- [Provided material]

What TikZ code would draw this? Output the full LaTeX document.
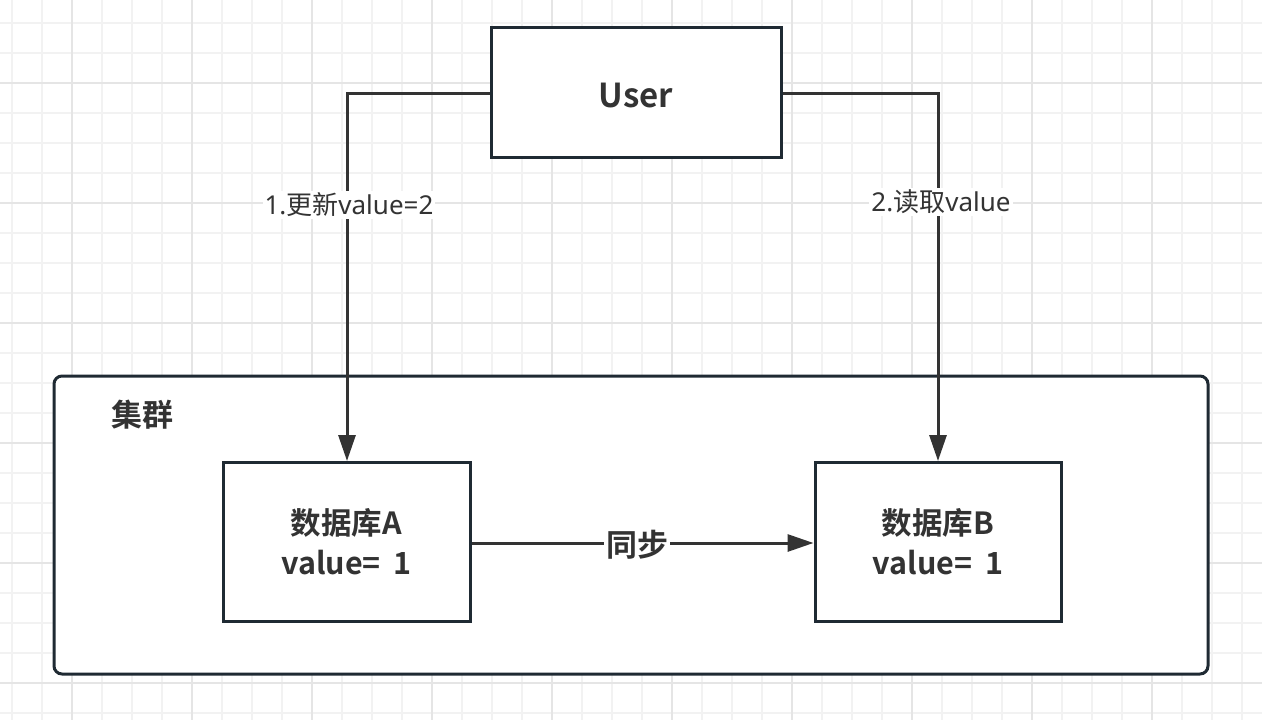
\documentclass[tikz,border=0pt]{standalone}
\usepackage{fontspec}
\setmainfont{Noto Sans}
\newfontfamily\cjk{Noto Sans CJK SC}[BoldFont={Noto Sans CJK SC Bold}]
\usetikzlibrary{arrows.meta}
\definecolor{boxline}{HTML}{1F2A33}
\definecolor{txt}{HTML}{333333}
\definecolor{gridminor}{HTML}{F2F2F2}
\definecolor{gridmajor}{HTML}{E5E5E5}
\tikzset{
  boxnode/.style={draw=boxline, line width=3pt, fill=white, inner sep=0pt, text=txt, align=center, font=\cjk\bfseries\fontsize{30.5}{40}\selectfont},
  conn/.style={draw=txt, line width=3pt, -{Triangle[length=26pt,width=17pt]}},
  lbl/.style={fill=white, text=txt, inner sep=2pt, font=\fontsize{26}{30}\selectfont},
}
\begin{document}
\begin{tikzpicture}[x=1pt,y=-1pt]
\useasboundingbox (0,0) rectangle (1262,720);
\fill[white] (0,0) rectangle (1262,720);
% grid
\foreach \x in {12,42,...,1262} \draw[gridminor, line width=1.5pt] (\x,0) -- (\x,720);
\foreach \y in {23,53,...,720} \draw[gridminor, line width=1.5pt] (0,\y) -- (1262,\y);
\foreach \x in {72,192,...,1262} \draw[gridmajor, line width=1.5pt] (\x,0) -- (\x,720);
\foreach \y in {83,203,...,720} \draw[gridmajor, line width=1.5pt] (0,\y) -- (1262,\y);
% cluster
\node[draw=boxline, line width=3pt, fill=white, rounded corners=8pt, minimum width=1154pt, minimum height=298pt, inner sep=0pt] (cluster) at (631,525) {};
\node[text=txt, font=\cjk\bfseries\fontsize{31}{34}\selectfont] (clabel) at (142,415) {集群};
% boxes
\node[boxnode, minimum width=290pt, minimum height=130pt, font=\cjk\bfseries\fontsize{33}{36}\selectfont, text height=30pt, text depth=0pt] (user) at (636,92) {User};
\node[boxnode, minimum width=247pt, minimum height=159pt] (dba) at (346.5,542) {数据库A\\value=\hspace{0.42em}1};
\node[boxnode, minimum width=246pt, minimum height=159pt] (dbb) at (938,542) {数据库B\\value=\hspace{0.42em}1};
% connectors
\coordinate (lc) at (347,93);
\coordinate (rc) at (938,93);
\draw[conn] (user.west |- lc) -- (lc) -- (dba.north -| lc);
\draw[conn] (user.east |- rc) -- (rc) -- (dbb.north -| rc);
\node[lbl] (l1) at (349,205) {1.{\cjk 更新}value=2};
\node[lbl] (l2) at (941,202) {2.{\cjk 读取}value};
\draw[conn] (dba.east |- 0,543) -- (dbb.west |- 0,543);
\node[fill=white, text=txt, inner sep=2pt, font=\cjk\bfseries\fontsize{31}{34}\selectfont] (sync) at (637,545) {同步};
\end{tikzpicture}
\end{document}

- [Aim] Transcribe all the lines above exactly, apart from the pictures.

- [Problem solution]
What TikZ code would draw this? Output the full LaTeX document.
\documentclass[tikz,border=0pt]{standalone}
\usepackage{fontspec}
\setmainfont{Noto Sans}
\newfontfamily\cjk{Noto Sans CJK SC}[BoldFont={Noto Sans CJK SC Bold}]
\usetikzlibrary{arrows.meta}
\definecolor{boxline}{HTML}{1F2A33}
\definecolor{txt}{HTML}{333333}
\definecolor{gridminor}{HTML}{F2F2F2}
\definecolor{gridmajor}{HTML}{E5E5E5}
\tikzset{
  boxnode/.style={draw=boxline, line width=3pt, fill=white, inner sep=0pt, text=txt, align=center, font=\cjk\bfseries\fontsize{30.5}{40}\selectfont},
  conn/.style={draw=txt, line width=3pt, -{Triangle[length=26pt,width=17pt]}},
  lbl/.style={fill=white, text=txt, inner sep=2pt, font=\fontsize{26}{30}\selectfont},
}
\begin{document}
\begin{tikzpicture}[x=1pt,y=-1pt]
\useasboundingbox (0,0) rectangle (1262,720);
\fill[white] (0,0) rectangle (1262,720);
% grid
\foreach \x in {12,42,...,1262} \draw[gridminor, line width=1.5pt] (\x,0) -- (\x,720);
\foreach \y in {23,53,...,720} \draw[gridminor, line width=1.5pt] (0,\y) -- (1262,\y);
\foreach \x in {72,192,...,1262} \draw[gridmajor, line width=1.5pt] (\x,0) -- (\x,720);
\foreach \y in {83,203,...,720} \draw[gridmajor, line width=1.5pt] (0,\y) -- (1262,\y);
% cluster
\node[draw=boxline, line width=3pt, fill=white, rounded corners=8pt, minimum width=1154pt, minimum height=298pt, inner sep=0pt] (cluster) at (631,525) {};
\node[text=txt, font=\cjk\bfseries\fontsize{31}{34}\selectfont] (clabel) at (142,415) {集群};
% boxes
\node[boxnode, minimum width=290pt, minimum height=130pt, font=\cjk\bfseries\fontsize{33}{36}\selectfont, text height=30pt, text depth=0pt] (user) at (636,92) {User};
\node[boxnode, minimum width=247pt, minimum height=159pt] (dba) at (346.5,542) {数据库A\\value=\hspace{0.42em}1};
\node[boxnode, minimum width=246pt, minimum height=159pt] (dbb) at (938,542) {数据库B\\value=\hspace{0.42em}1};
% connectors
\coordinate (lc) at (347,93);
\coordinate (rc) at (938,93);
\draw[conn] (user.west |- lc) -- (lc) -- (dba.north -| lc);
\draw[conn] (user.east |- rc) -- (rc) -- (dbb.north -| rc);
\node[lbl] (l1) at (349,205) {1.{\cjk 更新}value=2};
\node[lbl] (l2) at (941,202) {2.{\cjk 读取}value};
\draw[conn] (dba.east |- 0,543) -- (dbb.west |- 0,543);
\node[fill=white, text=txt, inner sep=2pt, font=\cjk\bfseries\fontsize{31}{34}\selectfont] (sync) at (637,545) {同步};
\end{tikzpicture}
\end{document}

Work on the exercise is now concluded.